Jeder hat wohl seine Vorstellung von „London“, dem größten Städteungeheuer ohne Grenzen, gehüllt in ewigen Rauch, aus welchem die Kuppel der Paulskirche wie der Riesenkönig aller Hunderttausende von Schornsteinen hervorraucht, dem unentwirrbaren Labyrinthe von Buden und Geschäften, von Gasflammen, Backsteinen und Fenstern, Wagen, Kutschen, Karren, Droschken, Omnibussen, Spitzbuben, Ausrufern, Leierkasten, zerrissensten Lumpen und solidesten Krösusreichthums. Diese und ähnliche Ingredienzien bilden stets die Hauptbestandtheile in den verschiedenen Vorstellungen, die von London im Umlaufe sind.

Aber das ist noch lange nicht London. Man kann sich überhaupt von London eben so wenig eine Gesammtvorstellung machen, wie von Deutschland. Beide Größen, London und Deutschland, sind nichts im Allgemeinen, weil beide im Allgemeinen eben alles Mögliche sein können, sondern Alles im Besondern. Wer von London im Allgemeinen sprechen wollte, würde nicht aus der Verlegenheit herauskommen, eben so wie Jeder, der in Deutschland von einem großen, allgemeinen Deutschland spricht, nicht blos in Verlegenheit, sondern auch innerhalb neununddreißig verschiedener Grenzen in’s Gefängniß kommen kann. In Deutschland schützt die Polizei den Unterthanenverstand vor solchen Verirrungen in die Labyrinthe des Allgemeinen hinein, in London muß man sich selbst Schranken, Schloß und Riegel schaffen. Die Polizei fragt hier weder nach Stadt-, noch nach Vorstellungsmauern.

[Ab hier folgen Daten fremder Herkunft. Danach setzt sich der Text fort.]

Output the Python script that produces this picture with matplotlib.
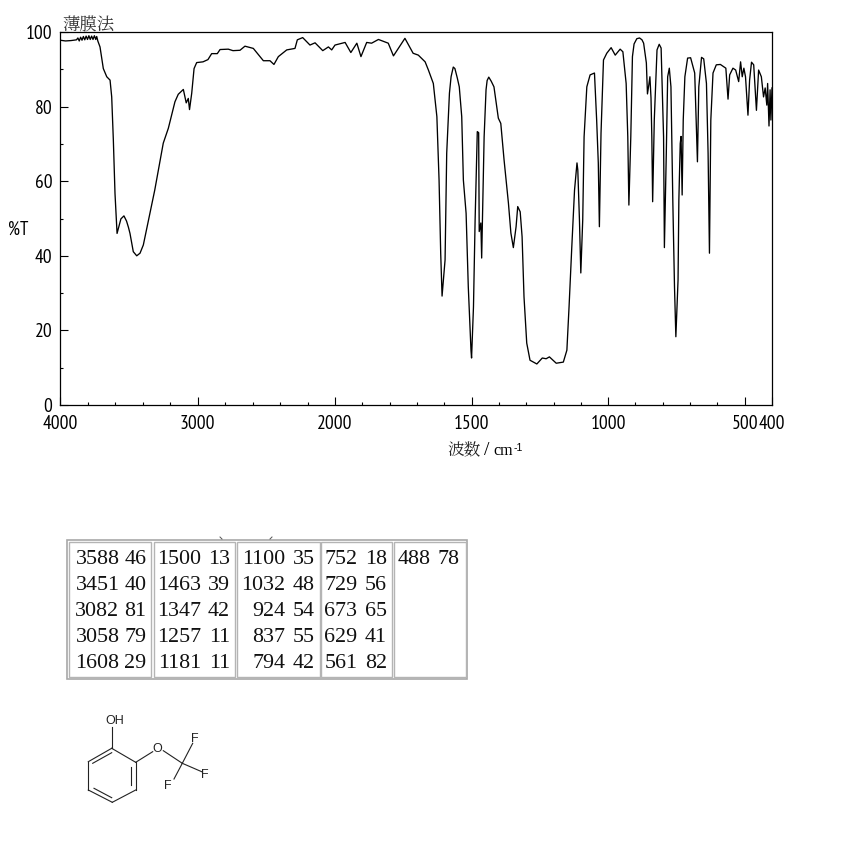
import numpy as np
import matplotlib
matplotlib.use("Agg")
import matplotlib.pyplot as plt
from matplotlib.patches import Rectangle

# spectrum
wavenumber = [4000, 3960, 3920, 3880, 3870, 3860, 3850, 3840, 3830, 3820, 3810, 3800, 3790, 3780, 3770, 3760,
              3750, 3740, 3733, 3725, 3709, 3685, 3660, 3636, 3624, 3612, 3600, 3585, 3572, 3557, 3535, 3516, 3502, 3491,
              3467, 3442, 3418, 3394, 3345, 3311, 3249, 3212, 3164, 3140, 3103, 3082, 3067, 3058, 3042, 3025, 3006,
              2960, 2924, 2897, 2856, 2836, 2776, 2742, 2691, 2655, 2594, 2521, 2473, 2444, 2412, 2351, 2291,
              2274, 2235, 2182, 2145, 2089, 2048, 2024, 2000, 1963, 1942, 1920, 1905, 1884, 1866, 1841, 1805,
              1786, 1744, 1714, 1695, 1670, 1658, 1640, 1627, 1619, 1613, 1608, 1597, 1591, 1581, 1575, 1567, 1561,
              1552, 1545, 1536, 1530, 1520, 1512, 1502, 1500, 1493, 1487, 1479, 1474, 1472, 1466, 1463, 1454, 1447,
              1443, 1437, 1428, 1418, 1402, 1393, 1381, 1365, 1356, 1347, 1337, 1331, 1322, 1315, 1308, 1298, 1286, 1261,
              1241, 1227, 1215, 1190, 1164, 1151, 1143, 1133, 1123, 1114, 1111, 1105, 1100, 1093, 1088, 1078,
              1066, 1050, 1042, 1036, 1032, 1026, 1017, 1005, 989, 974, 956, 946, 934, 928, 924, 917,
              911, 905, 895, 885, 876, 870, 860, 856, 851, 847, 843, 840, 837, 831, 821, 813, 806, 797,
              794, 787, 782, 776, 770, 763, 757, 752, 744, 741, 736, 733, 729, 725, 719, 709,
              698, 683, 673, 668, 658, 650, 640, 634, 629, 624, 616, 604, 589, 569, 561, 555,
              543, 533, 522, 515, 509, 503, 497, 488, 482, 475, 467, 457, 449, 439, 431, 425,
              419, 416, 411, 407, 404, 400]
transmittance = [97.8, 97.6, 97.7, 97.9, 98.4, 97.6, 98.6, 97.8, 98.8, 97.9, 98.9, 98.0, 99.0, 98.0, 98.9, 98.0,
                 99.0, 98.0, 98.8, 97.6, 96.0, 90.2, 88.0, 87.1, 82.6, 71.0, 56.7, 46.0, 47.8, 49.9, 50.7, 49.3, 47.6, 46.0,
                 41.1, 40.0, 40.7, 42.9, 51.5, 57.6, 70.2, 74.2, 81.3, 83.3, 84.6, 81.0, 82.2, 79.2, 83.6, 90.2, 91.8,
                 92.0, 92.6, 94.2, 94.2, 95.3, 95.4, 95.0, 95.1, 96.2, 95.6, 92.3, 92.3, 91.3, 93.4, 95.2, 95.6,
                 97.9, 98.5, 96.5, 97.1, 95.0, 96.0, 95.2, 96.5, 97.2, 94.5, 97.0, 93.4, 97.2, 97.0, 98.0, 97.0,
                 93.6, 98.3, 94.3, 93.8, 92.0, 89.8, 86.2, 77.3, 60.3, 40.7, 29.2, 38.9, 67.5, 83.6, 88.0, 90.6, 90.2,
                 87.6, 85.3, 77.3, 60.3, 51.4, 31.7, 14.5, 12.6, 26.3, 49.6, 73.3, 73.0, 46.5, 48.8, 39.4, 71.9, 84.5,
                 87.0, 87.9, 86.8, 85.3, 76.9, 75.5, 65.7, 54.1, 46.1, 42.2, 47.8, 53.2, 51.8, 45.1, 29.0, 16.6, 12.0, 11.0,
                 12.6, 12.4, 12.9, 11.2, 11.5, 14.7, 26.4, 42.4, 57.6, 64.9, 63.0, 49.6, 35.4, 49.6, 71.9, 85.3,
                 88.5, 89.0, 76.4, 64.9, 47.8, 72.9, 92.5, 94.3, 95.8, 93.8, 95.4, 94.7, 86.2, 71.9, 53.6, 71.9,
                 93.4, 96.8, 98.2, 98.4, 97.9, 97.0, 91.7, 83.4, 85.8, 88.0, 82.3, 71.9, 54.5, 76.4, 95.2, 96.7, 95.7, 71.9,
                 42.2, 67.5, 88.0, 90.3, 85.3, 54.1, 31.7, 18.3, 33.5, 55.0, 70.1, 72.0, 56.3, 76.4, 88.0, 93.0,
                 93.1, 89.0, 65.2, 85.3, 93.2, 92.8, 86.2, 67.5, 40.7, 76.4, 89.0, 91.2, 91.3, 90.3, 82.0, 88.5,
                 90.3, 89.8, 86.7, 92.0, 88.0, 90.3, 88.0, 77.7, 87.1, 91.9, 91.2, 79.0, 89.8, 88.0, 82.6, 85.0,
                 80.4, 86.2, 74.8, 84.5, 76.4, 85.0]

x_major = [4000, 3000, 2000, 1500, 1000, 500]
x_labels = ["4000", "3000", "2000", "1500", "1000", "500", "400"]
y_major = [0, 20, 40, 60, 80, 100]
y_minor = [10, 30, 50, 70, 90]

# peak table, one list per column
peak_wn = [["3588", "3451", "3082", "3058", "1608"],
           ["1500", "1463", "1347", "1257", "1181"],
           ["1100", "1032", "924", "837", "794"],
           ["752", "729", "673", "629", "561"],
           ["488"]]
peak_t = [["46", "40", "81", "79", "29"],
          ["13", "39", "42", "11", "11"],
          ["35", "48", "54", "55", "42"],
          ["18", "56", "65", "41", "82"],
          ["78"]]

NARROW = ["PT Sans Narrow", "Archivo Narrow", "Liberation Sans", "DejaVu Sans"]
CJK = ["Noto Serif CJK JP", "Noto Sans CJK JP", "DejaVu Sans"]


# axis is piecewise: 2000-400 is drawn at twice the scale of 4000-2000
def fwd(x):
    return np.interp(x, [400, 2000, 4000], [0, 437, 712])


def inv(p):
    return np.interp(p, [0, 437, 712], [400, 2000, 4000])


fig = plt.figure(figsize=(8.5, 8.5), dpi=100, facecolor="white")
W = H = 850.0

ax = fig.add_axes([60 / W, 1 - 405 / H, 712 / W, 373 / H])
ax.set_xscale("function", functions=(fwd, inv))
ax.set_xlim(4000, 400)
ax.set_ylim(0, 100)
ax.plot(wavenumber, transmittance, color="black", lw=0.95)

ax.set_xticks(x_major + [400])
ax.set_xticklabels(x_labels, family=NARROW, fontsize=14)
minors = [w for w in range(3800, 2000, -200)] + [w for w in range(1900, 400, -100)]
ax.set_xticks([w for w in minors if w not in x_major], minor=True)
ax.set_yticks(y_major)
ax.set_yticklabels([str(v) for v in y_major], family=NARROW, fontsize=14)
ax.set_yticks(y_minor, minor=True)
ax.tick_params(axis="both", which="major", direction="in", length=5.5, width=0.8)
ax.tick_params(axis="both", which="minor", direction="in", length=2.5, width=0.8)
ax.tick_params(axis="y", which="major", pad=5.5)
ax.tick_params(axis="x", which="major", pad=7.5)
for s in ax.spines.values():
    s.set_linewidth(0.9)

# overlay in picture pixels for the loose text, the table and the structure
ov = fig.add_axes([0, 0, 1, 1])
ov.set_xlim(0, W)
ov.set_ylim(H, 0)
ov.axis("off")

ov.text(62, 30, "薄膜法", family=CJK, fontsize=12.5, color="#333333", ha="left", va="baseline")
ov.text(8, 235, "%T", family=NARROW, fontsize=13.5, ha="left", va="baseline")
ov.text(447, 455, "波数", family=CJK, fontsize=12, ha="left", va="baseline", color="#222222")
ov.text(484, 455, "/", family="Liberation Serif", fontsize=14, ha="left", va="baseline")
ov.text(493, 455, "cm", family="Liberation Serif", fontsize=11.5, ha="left", va="baseline")
ov.text(514, 451, "-1", family="Liberation Sans", fontsize=7.5, ha="left", va="baseline")

# peak table
ov.add_patch(Rectangle((67.5, 540), 400, 139, fill=False, ec="#a8a8a8", lw=1.2))
cell_l = [69.5, 154, 237.5, 321.5, 394.5]
cell_r = [151.5, 235.5, 320, 392.5, 466]
wn_right = [119.5, 201.5, 285.5, 357.5, 431]
t_right = [146.5, 230, 314.5, 387, 460]
rows = [557.5, 583.5, 609.5, 635.5, 661.5]
for c in range(5):
    ov.add_patch(Rectangle((cell_l[c], 542), cell_r[c] - cell_l[c], 135, fill=False, ec="#b4b4b4", lw=1.0))
    for r in range(len(peak_wn[c])):
        ov.text(wn_right[c], rows[r], peak_wn[c][r], family="Liberation Serif", fontsize=15.8,
                ha="right", va="center_baseline", color="#111111")
        ov.text(t_right[c], rows[r], peak_t[c][r], family="Liberation Serif", fontsize=15.8,
                ha="right", va="center_baseline", color="#111111")
ov.plot([220, 222], [537, 539], color="#555555", lw=0.7)
ov.plot([272, 270], [537, 539], color="#555555", lw=0.7)

# structure
bonds = [((111.7, 748.3), (135.7, 762.3)), ((135.7, 762.3), (135.7, 790)), ((135.7, 790), (112.3, 802.3)),
         ((112.3, 802.3), (88.3, 790)), ((88.3, 790), (88.3, 761.7)), ((88.3, 761.7), (111.7, 748.3)),
         ((92.7, 763.3), (111.7, 752.7)), ((130.7, 766.7), (130.7, 785)), ((94, 788.3), (111.7, 797.7)),
         ((111.7, 748.3), (111.7, 726.7)), ((135.7, 762.3), (152.7, 751.7)), ((163.3, 750.7), (182.3, 763.3)),
         ((182.3, 763.3), (192.7, 743.3)), ((182.3, 763.3), (201.7, 771.7)), ((182.3, 763.3), (174, 779))]
for a, b in bonds:
    ov.plot([a[0], b[0]], [a[1], b[1]], color="#222222", lw=0.8)
atoms = [("OH", 114.5, 720.5), ("O", 157.5, 748.5), ("F", 195, 738.5), ("F", 205, 775.5), ("F", 168, 786)]
for name, px, py in atoms:
    ov.text(px, py, name, family="Liberation Sans", fontsize=9, ha="center", va="center", color="#222222")

fig.savefig("out.png", dpi=100, facecolor="white")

So irren und wirren sich die Straßen von London nach allen Seiten in’s Grenzenlose und bereits in ganz ferne Städte hinein, und Niemand weiß mehr zu sagen, wo es anfängt und aufhört. Aus Mangel an polizeilichen Bezirken schuf sich das Volk längst selbst Grenzen. Wie es nur den, der innerhalb der Schallstrahlen der „Bow“-Kirchenglocke in Cheapside (mitten in der City, unweit der Paulskirche) geboren ward, als „Cockney“ – oder echten Londoner anerkennt, schließt es auch, wenn es von „London“ im Allgemeinen spricht, jede Allgemeinheit aus und versteht darunter nur die „City“, den Mittelpunkt Londons, der sich mit einem Radius von etwa einer englischen Meile ziemlich kreisförmig um die Paulskirche herumlegt. Alle anderen Bestandtheile Londons haben zu ihrem allgemeinen Namen, der unter „London“ verschwindet, noch ihren bestimmten alten Dorf- oder Stadttitel beibehalten.

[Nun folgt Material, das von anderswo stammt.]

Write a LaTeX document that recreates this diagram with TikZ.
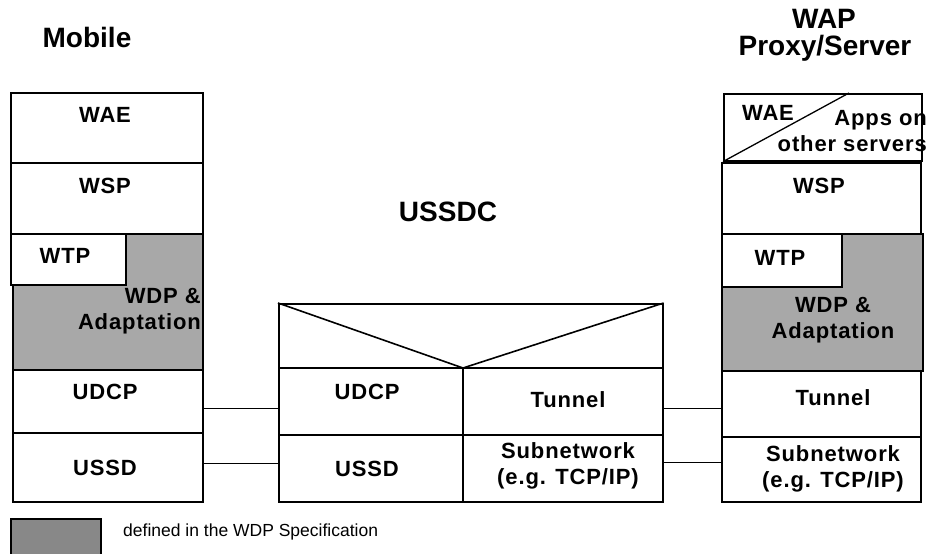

So gibt es ein „London Westminster“, ein „London Pimlico“, ein „London Camden Town“, ein „London Censington und Islington“ und ein Schock andere Londons, jedes eine Stadt mit 100,000 bis 3–400,000 Einwohnern. London ohne Nebentitel ist die City mit der großen, dicken, rauchverschleierten Paulskirchenkuppel in der Mitte, worin niemals Gottesdienst gehalten wird, da der Mammonsdienst in der benachbarten Börse und Bank und den umliegenden Großgeschäften auch alle unsterblichen Bestandtheile der Seelen ausschließlich in Anspruch nimmt.

Die City ist nur Großgeschäft, Weltbörse, Weltmarkt, Handel und Spekulation mit Schiffsladungen, Ernten, Produkten, Waaren und Fabrikaten großer Völker und Erdtheile. Niemand wohnt in der City außer den Katzen und den Haushälterinnen. Jeder ist blos jeden Tag von 10 bis 4 – 5 Uhr ein seelen- und herzlos getriebenes Rad (oder ein Zahn in demselben) seines Geschäfts und der Conjuncturen, in welche es durch das Eingreifen von tausend andrer Räderwerke, Kurbeln und Kolben gerissen wird. Um 5 Uhr gibt er erschöpft, seinen Schlüssel an die Haushälterin und ihre Katze ab, wirft sich in einen Omnibus, auf eine Eisenbahn, ein Dampfschiff, die alle jederzeit abgehen und ankommen, läßt sich so in seine Villa außerhalb treiben und fällt hier so über sein „Mittagbrot“ her, daß er bis 10–11 Uhr hingestreckt liegt, wie eine Boa-Constrictor, die einen großen Ochsen verschlungen. Am folgenden Morgen hat er nicht mehr Geist, als an sein Rasirmesser zu denken, sich zu schaben, in Vatermördern einzumauern und wieder in sein „Bureau“ zu eilen, wo er wieder bis 5 Uhr von der großen Geschäfts- und Welthandelsmaschine getrieben wird, daß ihm Hören und Sehen vergehen. Nur zuweilen fällt er rasend in eins der Frühstückslokale ein, um stehend mitten unter 2–300 andern stumm und stehend Essenden und Trinkenden ein fertiges, belegtes Butterbrot ungekaut zu verschlingen, ein Glas Flüssigkeit hinterher zu stürzen und dann mit verdoppelter Wuth hinter dem versäumten Geschäfte herzugapsen.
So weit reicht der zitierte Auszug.